One might reasonably have thought that the decarbonisation regulations and IMO goals, together their impending deadlines would have started to make an impact. In fact, gross carbon emissions are rising – they rose by 4.9% just last year.
It is clear, therefore, that decarbonisation goals alone are not working and so there is an increasing move towards mandatory reporting in the hope that this will lead to the industry becoming more compliant. Transparency regulations including the EU / UK (Monitoring, Reporting and Verifying) (“MRV”) regime attempt to aid compliance with decarbonisation goals, with enforcement action under the UK legislation starting next year.
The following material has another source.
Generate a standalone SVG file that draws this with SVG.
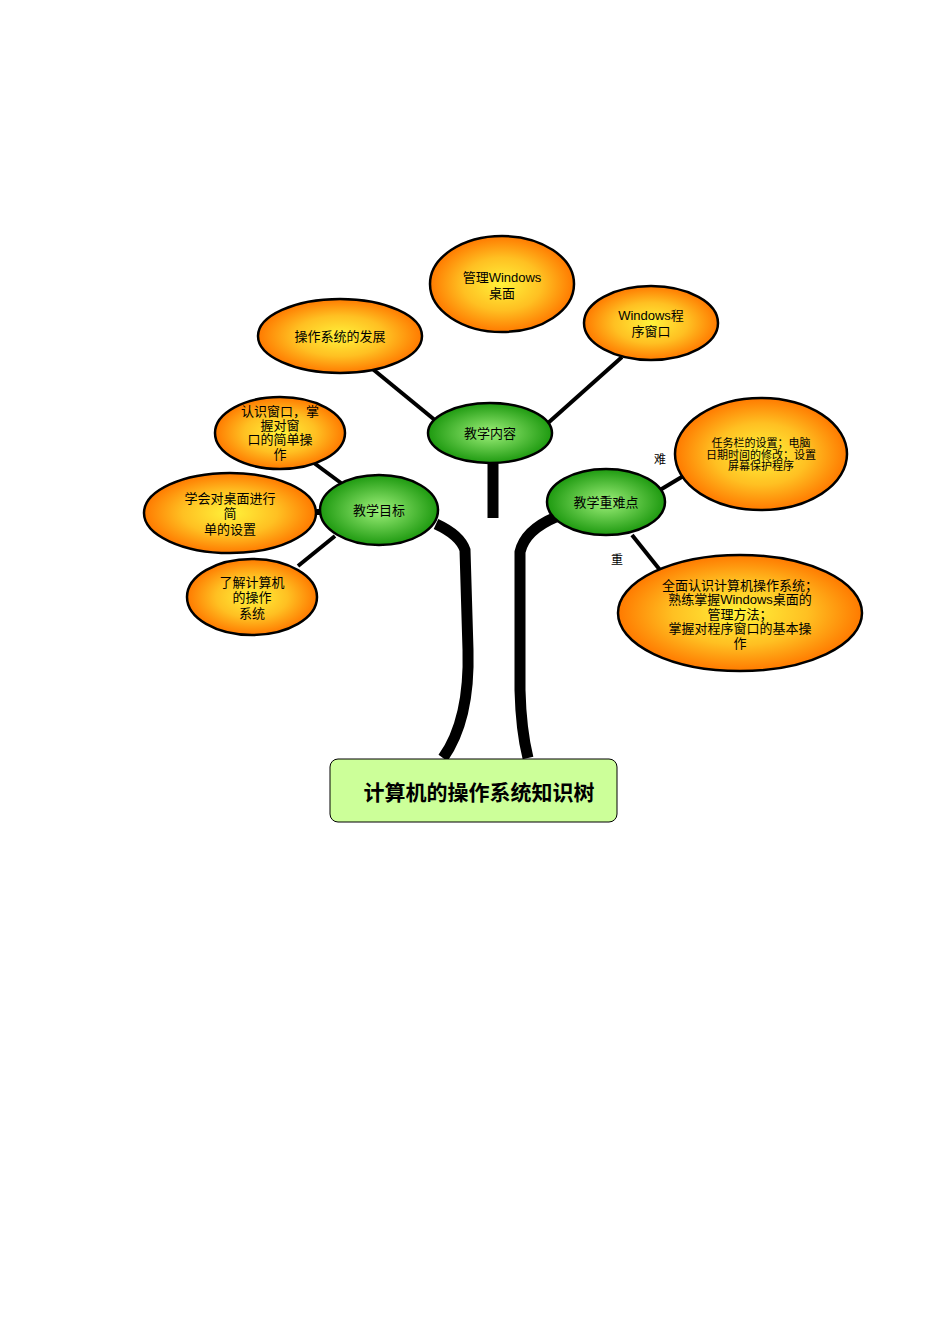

New EU reporting requirements
Further, the EU (with the US and Singapore not far behind), is set to roll out a new set of Environment, Social and Governance (ESG) standards (the Corporate Sustainability Reporting Directive) as early as October 2022. The Directive will require companies listed on the EU stock exchanges (except for listed “micro companies”) and other “large undertakings” that are EU companies or EU subsidiaries of non-EU companies, to provide comprehensive data on their indirect ‘Scope 3’ greenhouse gas emissions – those emanating from their commodities’ supply chains, i.e. the shipping industry that transports over 80% of their trade. This, along with pressure from customers, who increasingly view the lifecycle-emissions of the commodities they purchase, has seen companies boost investment in supply chain emissions reporting.
All about finance
The finance sector has also joined the cause to put similar pressures on the shipping industry. Banking and trade finance organisations are increasingly deploying AI and data analytics to obtain faster and more verifiable data relating to greenhouse gas emissions of the main participants of the transaction. With major financial institutions committing to cut greenhouse gas emitters from their portfolios (for instance, the Net-Zero Banking Alliance), the shipping industry will be bound to decarbonise due to its reporting requirements.
Leading the way
The shipping industry has so far been receptive to these regulatory and commercial pressures on carbon transparency – companies such as Eagle Bulk and Genco have publicly reported their emission levels. It is worth noting that in the UK, certain companies have mandatory obligations on disclosure of climate-related financial information. According to the 2022 Webber Research & Advisory ESG Scorecard, 79% of the 52 shipping companies surveyed did some public reporting. It has been noted that there is significant overlap between those failing to report and those listed toward the bottom of Webber's overall ESG rankings – transparency and compliance with decarbonisation regulations seem to go hand-in-hand.
Industry players are also investing significantly in the carbon-tracking, monitoring and reporting space. Zodiac Maritime’s new technology, aimed at simplifying reporting under the MRV, automates data capture and emissions calculations allowing it easily to track carbon output. Recently, a coalition of shipping majors, led by Shell and MSC, launched a tech accelerator for the maritime industry to measure and manage methane emissions. Bernhard Schulte Shipmanagement has invested in a state-of-the-art Fleet Monitoring Centre to enable crew on board to monitor real-time emissions and then make data driven decisions to achieve the most efficient vessel operations .
Such a focus on monitoring and transparency facilitates compliance with both the operational and technical aspects of IMO’s decarbonisation regulations, and this will only increase as more companies feel compelled to report ‘compliant’ emission levels.